LONDON, July 2 (Reuters) - Hugh Osmond is at it again, trying to float his latest adventure, Pearl Group.

Life assurance and public houses (an earlier adventure) have little in common except, in Osmond's eyes, the chance to make him serious money. Unfortunately, Pearl's route to the stock market is currently looking decidedly gritty, thanks to the little matter of a 6.58 percent 500 million pound sterling eurobond.

The bond is perpetual subordinated (Tier 1) debt, and was issued by old Resolution, Clive Cowdery's lash-up of a life assurer. After considerable drama, Pearl took over Resolution in 2008. Last March, Osmond announced that although Pearl had plenty of money, he wasn't going to pay the interest.

The price collapsed to 10 pence in the pound and the bondholders were stunned. They thought they owned a relatively safe slice of capital in a solvent life office, but Osmond begs to differ. He argues that the bonds were in fact part of Resolution's equity, that Pearl has no obligation and that the responsibility rests with the old Resolution board or the trustees of the bond.

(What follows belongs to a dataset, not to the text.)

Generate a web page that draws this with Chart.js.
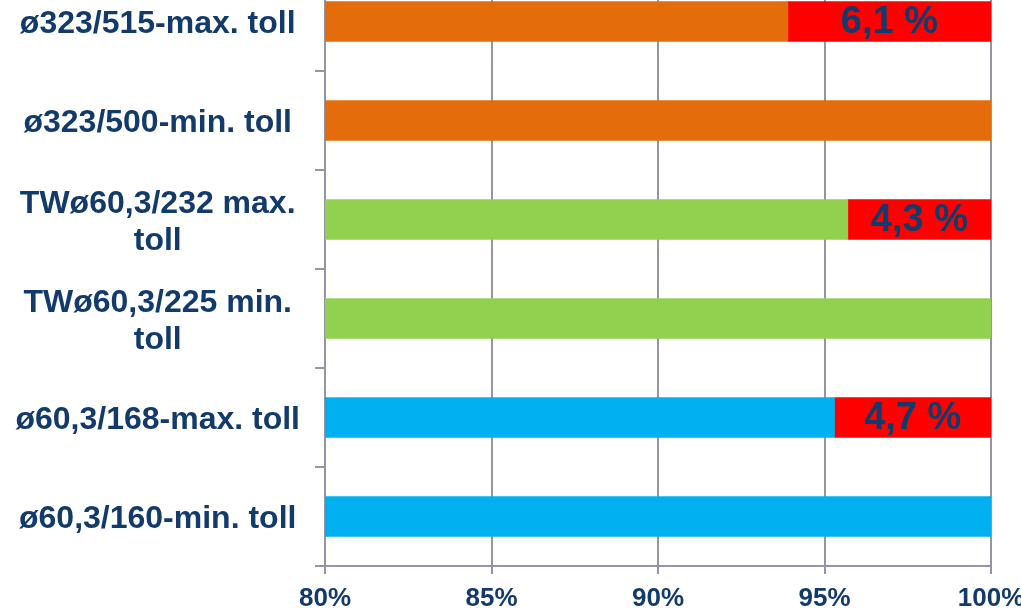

It's taken the bondholders a couple of months to get their corporate heads round this, and even now their lawyers are only "gathering evidence". Perhaps they have a sneaking suspicion that Osmond is right, and that he's entitled to treat the bonds as zero-coupon perpetuals. With so many parties, and so much at stake, this could turn into a corporate version of Jarndyce v. Jarndyce, the interminable legal battle in Charles Dickens' Bleak House.

Fortunately for the bondholders, who include the usual suspects like AXA, F&C and Fidelity, they have further leverage. Pearl's refinancing is now complete, and Osmond is itching to float the business [ID:nLT293015], not least to give him a currency to exploit the opportunities "unequalled for several decades" that he can see in the life business.

New Pearl would go straight into the FTSE 100, and can hardly afford to be scrapping with some of the biggest UK equity investors. A resolution (sorry) is thus in everyone's interests, and now Pearl's refinancing is in place, Osmond can afford to be emollient.

Sensing this, buyers have nibbled at these supposedly worthless bonds, taking the price up to 20 pence in the pound. There seems no realistic chance of repayment at par, but if Pearl, the well-padded directors of old Resolution, the bond trustees (and all the various parties' insurers) get together, there could still be a happy ending, of sorts.